A couple of weeks before discussing Griffiths-Boris’ testimony, we had taken a bus to the Wolfsonian-FIU Museum, where we viewed paintings, propaganda, and other materials from the World War I era.

The group visited the galleries and library of the Wolfsonian-FIU Museum, where they viewed artwork, propaganda, and other visual arts related to World War I and World War II. Photo credit:  Wolfsonian-FIU Museum

“Revolution” by Otto Beyer. Photo credit: Wofsonian-FIU Museum

In an airy exhibit space, we gathered around Otto Beyer’s 1919 painting, Revolution, which features a soldier standing in the foreground, his eyes cast sideways, his expression worried and forlorn as a scene of chaos unfolds in the street behind him. One veteran looked at the piece and saw the soldier as a protector, guarding the viewer from the mayhem of the wider world. Another saw an overwhelmed and pained man searching for a way out. Those of us who had never served in the military initially focused on something much less personal: how the painting related to historical accounts of the violence and turmoil of post-war Europe.

At the Vet Center the following week, we talked about personal accounts of men and women who had served during World War II. Older Black veterans identified with the autobiography of Margaritte Ivory-Bertram, an African American woman who served as a nurse during World War II. Ivory-Bertram wrote with eloquent frankness about a white colleague who refused to work as her subordinate, even as forty-six severely wounded soldiers arrived at the hospital in need of attention.

“I had no time to stop and talk to her,” Ivory-Bertram recalled. “These men were my responsibility and I intended to give them the best possible care.”

The week we read Griffiths-Boris’ testimony, our focus was on the Vietnam War and its aftermath. We were moved by a 2017 oral history with former Senator and triple amputee Max Cleland, who, as the head of the Veterans Administration in the late 1970s, helped to establish access to outpatient counseling centers like the one where we were meeting.

“49 years later, it burns the hell out of me to know . . . what was very tough to admit early on . . . that Vietnam was a complete . . . disaster,” Cleland said. “To know that it’s one of the great military failures in the world and to have been part of it, intimately a part of it, is a terrifying thing . . . and to have paid such a price: losing my two legs, my right arm . . . that’s a hell of a price to pay for anything, much less Vietnam.”

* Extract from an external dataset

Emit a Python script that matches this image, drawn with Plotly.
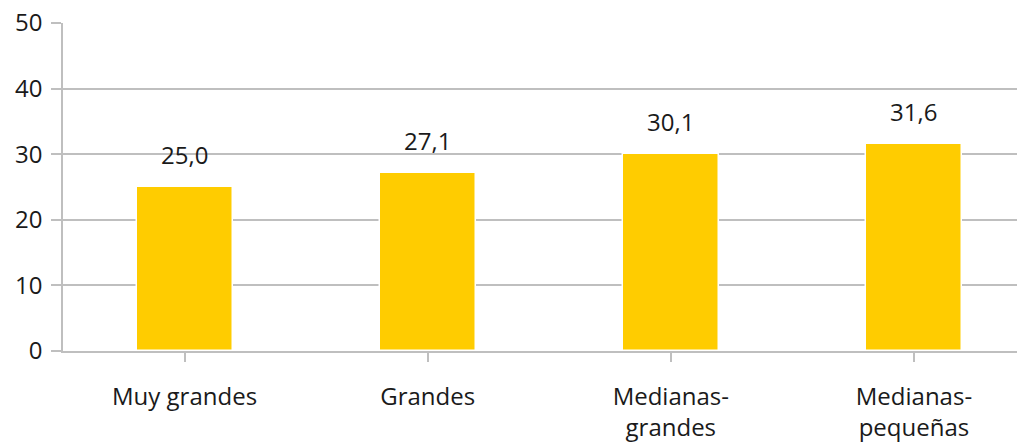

One fellow Vietnam veteran in the room noted that he and others held different beliefs about the war; he was proud to have served in a conflict that he firmly believed helped to stop the spread of communism. Despite his own convictions, he revered Cleland and valued his perspective.

During our final week together, we hearkened back—way back—to 1863 and Abraham Lincoln’s Gettysburg Address, delivered after a deadly Civil War battle, to ponder why the speech became such a monument in American history.

“It is rather for us to be here dedicated to the great task remaining before us,” Lincoln said. “. . . We here highly resolve that these dead shall not have died in vain; that this nation, under God, shall have a new birth of freedom. . .”

One participant—a devout Christian—was moved by the centrality of God in the president’s conception of nationhood. Another interpreted the speech as a proud declaration that the United States is exceptional and worth defending. A third pointed out that Lincoln’s words could have served to rile up young potential recruits, while another was uncomfortable with the idea that they could be construed as a glorification of war.

Our varied interpretations of the Gettysburg Address and other materials produced no consensus. If anything, they highlighted our widely varying perspectives. But everyone in the group shared one thing in common: we were willing to try to understand—and relate to—the feelings of pain and pride conveyed by each other and by counterparts from other generations.

These days that endeavor may be one of the greatest tasks remaining.

Jessica L. Adler, Ph.D. is an assistant professor with co-appointments in the department of history and the department of health policy & management at Florida International University.